Sunday, July 18, 2010

Who?




I feel awkward talking about my intent to pursue a political career someday. It sounds childish to me; equivalent to wanting to be a famous dancer or movie star. Not that I think either are necessarily comparable in obligation, but they seem to share an arrogance. I cringe a little when I hear myself say it because I know subconsciously I'm thinking "who do you think you are?"

Thankfully, at the end of the day I don't need to think I'm good enough. I think for me its good enough to say at the day's end that I went at it with the best intentions. To that end, I read this quote the other day and it struck me fairly hard...

He was no saint. Win or lose, there would be no canonization of Thomas P. O'Neill Jr. In a lifetime in politics he'd gouged eyes, thrown elbows, bent the law and befriended rogues and thieves. He could be mean and small-minded. But at his core there lay a magnificence of spirit, deep compassion and a rock-hard set of beliefs. He had a sense of duty that he refused to abandon for those whom Heaven's grace forgot - and he would sooner die on the floor of the House, or watch his party be vanquished and dispersed, than desert them. "You know you're right?" Millie would ask him, as he adjusted his tie at the door in the morning. "Yes," he would say, and he knew it -knew it- knew it like he knew the streets of Cambridge, the liturgy of Sunday Mass or how to stack a conference committee. "then do your best," she would say, and off he would go.
- Tip O'Neill and the Democratic Century...

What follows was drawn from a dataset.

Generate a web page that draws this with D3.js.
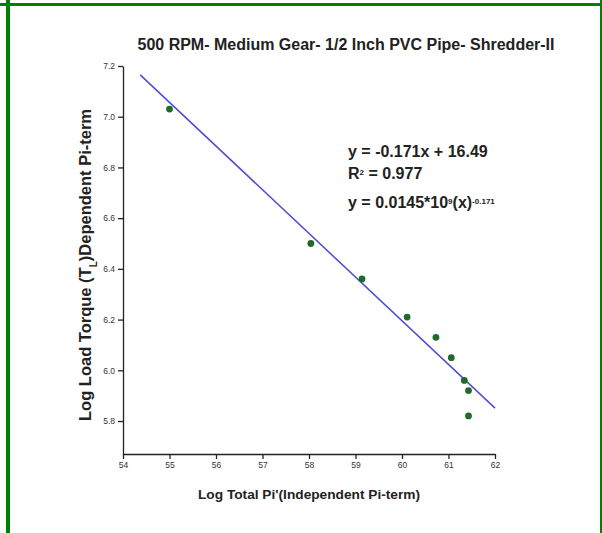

We've all read that quote or passage or something where a confluence of ideas we've had become clear, like the forged grains of our own constitution. For me, this passage might have summed up my political intentions and in those political intentions, a lifetime's worth of feelings, philosophies, and visions. We're never the product our grand ideals would call for us to be, but its good to know that great men before have achieved that greatness while falling short as well.

I don't need to make it a sap's story here, but I've been on the losing side of plenty of battles in my lifetime. Too poor, too ugly, too late, too unaware, or too bad - you sit there awake at night sometimes and wonder what you did to make something that shitty happen to you. I'm lucky enough to be able to bounce back, but I still burn up when I see it happen to someone else. That socially awkward kid who just wants someone to talk to them, or that poor son of a bitch who just can't seem to get some momentum going.

I didn't really get into politics until I was 17. Before that it was just my mother and my uncle reciting diametrically opposed platform planks while we went to get pizza, or for Christmas shopping. But politics to me is a cause you know before you understand it can be addressed in politics. So maybe I have my flawed days where I can be small-minded. God knows I can be vain and lazy. But for every moment I cringe at some social function when I tell people what I'd like to do, there are countless other times where I come around to find someone down and out, needing a job or struggling to get help moving out of their place and I remember that its a pretty shitty place out there sometimes. I can't say if I'll be a pol some day, and if I am what sort I'll be but I do know I've seen the face of Alzheimer's, and of single-motherhood and I know that I can at least do my best for those Heaven's grace forgot.

That justice is done, that mercy prevails. - Thomas P. "Tip" O'Neill Jr.